- **The request**
Restate the listing below word for word, omitting any images.

════════

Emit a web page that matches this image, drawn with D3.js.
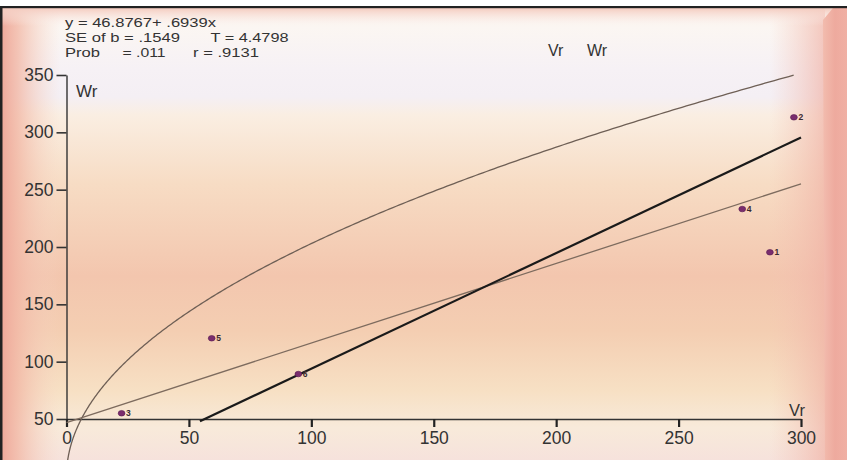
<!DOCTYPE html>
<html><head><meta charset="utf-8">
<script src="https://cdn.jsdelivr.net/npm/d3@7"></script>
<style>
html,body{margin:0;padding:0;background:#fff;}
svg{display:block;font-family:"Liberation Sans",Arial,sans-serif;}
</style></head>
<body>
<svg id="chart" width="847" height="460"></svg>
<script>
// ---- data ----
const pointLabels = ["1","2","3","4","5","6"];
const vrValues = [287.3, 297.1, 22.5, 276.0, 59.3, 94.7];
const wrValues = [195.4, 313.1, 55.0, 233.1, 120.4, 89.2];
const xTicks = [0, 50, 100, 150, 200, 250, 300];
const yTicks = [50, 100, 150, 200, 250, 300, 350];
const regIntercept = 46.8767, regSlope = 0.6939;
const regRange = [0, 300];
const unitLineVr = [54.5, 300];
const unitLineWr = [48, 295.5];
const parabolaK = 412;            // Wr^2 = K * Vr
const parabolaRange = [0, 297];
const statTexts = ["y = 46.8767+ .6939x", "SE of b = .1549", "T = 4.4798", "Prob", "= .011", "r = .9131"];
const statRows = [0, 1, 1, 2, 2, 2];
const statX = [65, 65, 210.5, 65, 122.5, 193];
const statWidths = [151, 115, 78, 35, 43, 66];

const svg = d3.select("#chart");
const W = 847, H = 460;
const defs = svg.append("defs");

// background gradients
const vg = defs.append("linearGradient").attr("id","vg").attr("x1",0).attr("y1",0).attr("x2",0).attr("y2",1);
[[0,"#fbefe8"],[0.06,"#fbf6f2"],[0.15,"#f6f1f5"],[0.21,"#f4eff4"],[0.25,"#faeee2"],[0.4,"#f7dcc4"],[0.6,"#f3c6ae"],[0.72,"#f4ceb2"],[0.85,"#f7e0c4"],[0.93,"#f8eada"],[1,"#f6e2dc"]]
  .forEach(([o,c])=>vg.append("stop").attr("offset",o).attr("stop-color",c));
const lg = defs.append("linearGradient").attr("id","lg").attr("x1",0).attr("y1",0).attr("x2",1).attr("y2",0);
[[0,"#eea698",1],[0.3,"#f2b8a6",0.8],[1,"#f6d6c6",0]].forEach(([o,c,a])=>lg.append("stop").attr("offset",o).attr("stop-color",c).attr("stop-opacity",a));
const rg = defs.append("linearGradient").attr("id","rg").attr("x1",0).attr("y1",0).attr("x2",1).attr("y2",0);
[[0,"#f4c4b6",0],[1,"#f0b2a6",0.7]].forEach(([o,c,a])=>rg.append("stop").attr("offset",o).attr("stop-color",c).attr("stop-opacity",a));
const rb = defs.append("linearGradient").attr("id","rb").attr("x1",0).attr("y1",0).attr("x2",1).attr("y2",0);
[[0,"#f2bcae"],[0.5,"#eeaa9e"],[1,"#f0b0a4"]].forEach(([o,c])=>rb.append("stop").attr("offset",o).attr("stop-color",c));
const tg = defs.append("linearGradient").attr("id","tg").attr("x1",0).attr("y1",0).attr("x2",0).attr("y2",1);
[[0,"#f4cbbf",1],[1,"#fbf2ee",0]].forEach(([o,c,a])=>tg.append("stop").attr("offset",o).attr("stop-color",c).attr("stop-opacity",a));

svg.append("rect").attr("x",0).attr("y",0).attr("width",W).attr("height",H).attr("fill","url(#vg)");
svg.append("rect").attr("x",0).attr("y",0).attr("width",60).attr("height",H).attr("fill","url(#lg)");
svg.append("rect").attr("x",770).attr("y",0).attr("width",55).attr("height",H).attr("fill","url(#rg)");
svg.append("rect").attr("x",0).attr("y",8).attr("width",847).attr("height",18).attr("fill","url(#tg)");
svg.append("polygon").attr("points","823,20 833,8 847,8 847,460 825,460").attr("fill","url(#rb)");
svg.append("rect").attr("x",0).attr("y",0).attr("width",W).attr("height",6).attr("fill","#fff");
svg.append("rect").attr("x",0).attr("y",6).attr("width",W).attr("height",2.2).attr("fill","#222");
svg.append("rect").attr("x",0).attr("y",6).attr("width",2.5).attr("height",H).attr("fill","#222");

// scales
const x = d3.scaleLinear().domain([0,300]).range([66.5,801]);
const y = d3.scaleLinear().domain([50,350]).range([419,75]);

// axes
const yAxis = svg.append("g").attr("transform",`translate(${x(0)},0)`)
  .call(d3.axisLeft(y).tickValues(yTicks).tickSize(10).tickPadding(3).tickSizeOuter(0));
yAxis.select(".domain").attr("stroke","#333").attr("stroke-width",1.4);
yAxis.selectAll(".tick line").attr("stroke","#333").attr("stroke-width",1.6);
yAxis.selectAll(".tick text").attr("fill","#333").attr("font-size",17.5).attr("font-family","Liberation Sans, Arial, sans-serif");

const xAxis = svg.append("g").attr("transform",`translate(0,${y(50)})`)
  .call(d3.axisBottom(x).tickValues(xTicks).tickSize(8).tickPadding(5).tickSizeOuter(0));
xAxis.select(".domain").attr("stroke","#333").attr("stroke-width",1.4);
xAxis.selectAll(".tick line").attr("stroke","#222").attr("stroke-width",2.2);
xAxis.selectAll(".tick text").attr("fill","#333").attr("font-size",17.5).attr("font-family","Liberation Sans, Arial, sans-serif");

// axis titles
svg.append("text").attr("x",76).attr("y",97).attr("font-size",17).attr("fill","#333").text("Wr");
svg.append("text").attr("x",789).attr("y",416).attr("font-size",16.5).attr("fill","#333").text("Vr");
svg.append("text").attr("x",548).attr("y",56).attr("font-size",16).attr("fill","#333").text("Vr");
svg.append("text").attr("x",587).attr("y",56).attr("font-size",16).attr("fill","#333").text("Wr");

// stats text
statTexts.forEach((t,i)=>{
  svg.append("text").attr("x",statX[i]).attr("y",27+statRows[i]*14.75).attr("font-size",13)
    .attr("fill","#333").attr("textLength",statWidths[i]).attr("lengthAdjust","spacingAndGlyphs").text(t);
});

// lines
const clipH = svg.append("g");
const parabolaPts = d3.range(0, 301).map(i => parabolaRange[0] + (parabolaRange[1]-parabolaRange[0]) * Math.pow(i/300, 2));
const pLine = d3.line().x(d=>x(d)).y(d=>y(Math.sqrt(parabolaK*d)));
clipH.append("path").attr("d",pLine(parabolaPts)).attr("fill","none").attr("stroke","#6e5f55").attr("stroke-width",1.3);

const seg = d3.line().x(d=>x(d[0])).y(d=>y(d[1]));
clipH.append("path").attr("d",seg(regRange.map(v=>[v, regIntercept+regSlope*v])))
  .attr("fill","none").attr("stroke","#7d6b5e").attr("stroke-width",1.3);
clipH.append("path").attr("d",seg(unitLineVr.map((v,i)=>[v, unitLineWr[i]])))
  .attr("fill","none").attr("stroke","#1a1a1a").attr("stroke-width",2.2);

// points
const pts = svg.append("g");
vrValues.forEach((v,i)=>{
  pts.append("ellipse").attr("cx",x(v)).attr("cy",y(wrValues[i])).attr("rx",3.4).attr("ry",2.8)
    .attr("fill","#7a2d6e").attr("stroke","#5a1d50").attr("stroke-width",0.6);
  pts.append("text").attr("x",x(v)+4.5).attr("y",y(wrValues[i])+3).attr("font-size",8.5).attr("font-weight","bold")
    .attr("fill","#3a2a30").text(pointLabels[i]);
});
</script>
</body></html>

════════

- **The result**
Emit a web page that matches this image, drawn with D3.js.
<!DOCTYPE html>
<html><head><meta charset="utf-8">
<script src="https://cdn.jsdelivr.net/npm/d3@7"></script>
<style>
html,body{margin:0;padding:0;background:#fff;}
svg{display:block;font-family:"Liberation Sans",Arial,sans-serif;}
</style></head>
<body>
<svg id="chart" width="847" height="460"></svg>
<script>
// ---- data ----
const pointLabels = ["1","2","3","4","5","6"];
const vrValues = [287.3, 297.1, 22.5, 276.0, 59.3, 94.7];
const wrValues = [195.4, 313.1, 55.0, 233.1, 120.4, 89.2];
const xTicks = [0, 50, 100, 150, 200, 250, 300];
const yTicks = [50, 100, 150, 200, 250, 300, 350];
const regIntercept = 46.8767, regSlope = 0.6939;
const regRange = [0, 300];
const unitLineVr = [54.5, 300];
const unitLineWr = [48, 295.5];
const parabolaK = 412;            // Wr^2 = K * Vr
const parabolaRange = [0, 297];
const statTexts = ["y = 46.8767+ .6939x", "SE of b = .1549", "T = 4.4798", "Prob", "= .011", "r = .9131"];
const statRows = [0, 1, 1, 2, 2, 2];
const statX = [65, 65, 210.5, 65, 122.5, 193];
const statWidths = [151, 115, 78, 35, 43, 66];

const svg = d3.select("#chart");
const W = 847, H = 460;
const defs = svg.append("defs");

// background gradients
const vg = defs.append("linearGradient").attr("id","vg").attr("x1",0).attr("y1",0).attr("x2",0).attr("y2",1);
[[0,"#fbefe8"],[0.06,"#fbf6f2"],[0.15,"#f6f1f5"],[0.21,"#f4eff4"],[0.25,"#faeee2"],[0.4,"#f7dcc4"],[0.6,"#f3c6ae"],[0.72,"#f4ceb2"],[0.85,"#f7e0c4"],[0.93,"#f8eada"],[1,"#f6e2dc"]]
  .forEach(([o,c])=>vg.append("stop").attr("offset",o).attr("stop-color",c));
const lg = defs.append("linearGradient").attr("id","lg").attr("x1",0).attr("y1",0).attr("x2",1).attr("y2",0);
[[0,"#eea698",1],[0.3,"#f2b8a6",0.8],[1,"#f6d6c6",0]].forEach(([o,c,a])=>lg.append("stop").attr("offset",o).attr("stop-color",c).attr("stop-opacity",a));
const rg = defs.append("linearGradient").attr("id","rg").attr("x1",0).attr("y1",0).attr("x2",1).attr("y2",0);
[[0,"#f4c4b6",0],[1,"#f0b2a6",0.7]].forEach(([o,c,a])=>rg.append("stop").attr("offset",o).attr("stop-color",c).attr("stop-opacity",a));
const rb = defs.append("linearGradient").attr("id","rb").attr("x1",0).attr("y1",0).attr("x2",1).attr("y2",0);
[[0,"#f2bcae"],[0.5,"#eeaa9e"],[1,"#f0b0a4"]].forEach(([o,c])=>rb.append("stop").attr("offset",o).attr("stop-color",c));
const tg = defs.append("linearGradient").attr("id","tg").attr("x1",0).attr("y1",0).attr("x2",0).attr("y2",1);
[[0,"#f4cbbf",1],[1,"#fbf2ee",0]].forEach(([o,c,a])=>tg.append("stop").attr("offset",o).attr("stop-color",c).attr("stop-opacity",a));

svg.append("rect").attr("x",0).attr("y",0).attr("width",W).attr("height",H).attr("fill","url(#vg)");
svg.append("rect").attr("x",0).attr("y",0).attr("width",60).attr("height",H).attr("fill","url(#lg)");
svg.append("rect").attr("x",770).attr("y",0).attr("width",55).attr("height",H).attr("fill","url(#rg)");
svg.append("rect").attr("x",0).attr("y",8).attr("width",847).attr("height",18).attr("fill","url(#tg)");
svg.append("polygon").attr("points","823,20 833,8 847,8 847,460 825,460").attr("fill","url(#rb)");
svg.append("rect").attr("x",0).attr("y",0).attr("width",W).attr("height",6).attr("fill","#fff");
svg.append("rect").attr("x",0).attr("y",6).attr("width",W).attr("height",2.2).attr("fill","#222");
svg.append("rect").attr("x",0).attr("y",6).attr("width",2.5).attr("height",H).attr("fill","#222");

// scales
const x = d3.scaleLinear().domain([0,300]).range([66.5,801]);
const y = d3.scaleLinear().domain([50,350]).range([419,75]);

// axes
const yAxis = svg.append("g").attr("transform",`translate(${x(0)},0)`)
  .call(d3.axisLeft(y).tickValues(yTicks).tickSize(10).tickPadding(3).tickSizeOuter(0));
yAxis.select(".domain").attr("stroke","#333").attr("stroke-width",1.4);
yAxis.selectAll(".tick line").attr("stroke","#333").attr("stroke-width",1.6);
yAxis.selectAll(".tick text").attr("fill","#333").attr("font-size",17.5).attr("font-family","Liberation Sans, Arial, sans-serif");

const xAxis = svg.append("g").attr("transform",`translate(0,${y(50)})`)
  .call(d3.axisBottom(x).tickValues(xTicks).tickSize(8).tickPadding(5).tickSizeOuter(0));
xAxis.select(".domain").attr("stroke","#333").attr("stroke-width",1.4);
xAxis.selectAll(".tick line").attr("stroke","#222").attr("stroke-width",2.2);
xAxis.selectAll(".tick text").attr("fill","#333").attr("font-size",17.5).attr("font-family","Liberation Sans, Arial, sans-serif");

// axis titles
svg.append("text").attr("x",76).attr("y",97).attr("font-size",17).attr("fill","#333").text("Wr");
svg.append("text").attr("x",789).attr("y",416).attr("font-size",16.5).attr("fill","#333").text("Vr");
svg.append("text").attr("x",548).attr("y",56).attr("font-size",16).attr("fill","#333").text("Vr");
svg.append("text").attr("x",587).attr("y",56).attr("font-size",16).attr("fill","#333").text("Wr");

// stats text
statTexts.forEach((t,i)=>{
  svg.append("text").attr("x",statX[i]).attr("y",27+statRows[i]*14.75).attr("font-size",13)
    .attr("fill","#333").attr("textLength",statWidths[i]).attr("lengthAdjust","spacingAndGlyphs").text(t);
});

// lines
const clipH = svg.append("g");
const parabolaPts = d3.range(0, 301).map(i => parabolaRange[0] + (parabolaRange[1]-parabolaRange[0]) * Math.pow(i/300, 2));
const pLine = d3.line().x(d=>x(d)).y(d=>y(Math.sqrt(parabolaK*d)));
clipH.append("path").attr("d",pLine(parabolaPts)).attr("fill","none").attr("stroke","#6e5f55").attr("stroke-width",1.3);

const seg = d3.line().x(d=>x(d[0])).y(d=>y(d[1]));
clipH.append("path").attr("d",seg(regRange.map(v=>[v, regIntercept+regSlope*v])))
  .attr("fill","none").attr("stroke","#7d6b5e").attr("stroke-width",1.3);
clipH.append("path").attr("d",seg(unitLineVr.map((v,i)=>[v, unitLineWr[i]])))
  .attr("fill","none").attr("stroke","#1a1a1a").attr("stroke-width",2.2);

// points
const pts = svg.append("g");
vrValues.forEach((v,i)=>{
  pts.append("ellipse").attr("cx",x(v)).attr("cy",y(wrValues[i])).attr("rx",3.4).attr("ry",2.8)
    .attr("fill","#7a2d6e").attr("stroke","#5a1d50").attr("stroke-width",0.6);
  pts.append("text").attr("x",x(v)+4.5).attr("y",y(wrValues[i])+3).attr("font-size",8.5).attr("font-weight","bold")
    .attr("fill","#3a2a30").text(pointLabels[i]);
});
</script>
</body></html>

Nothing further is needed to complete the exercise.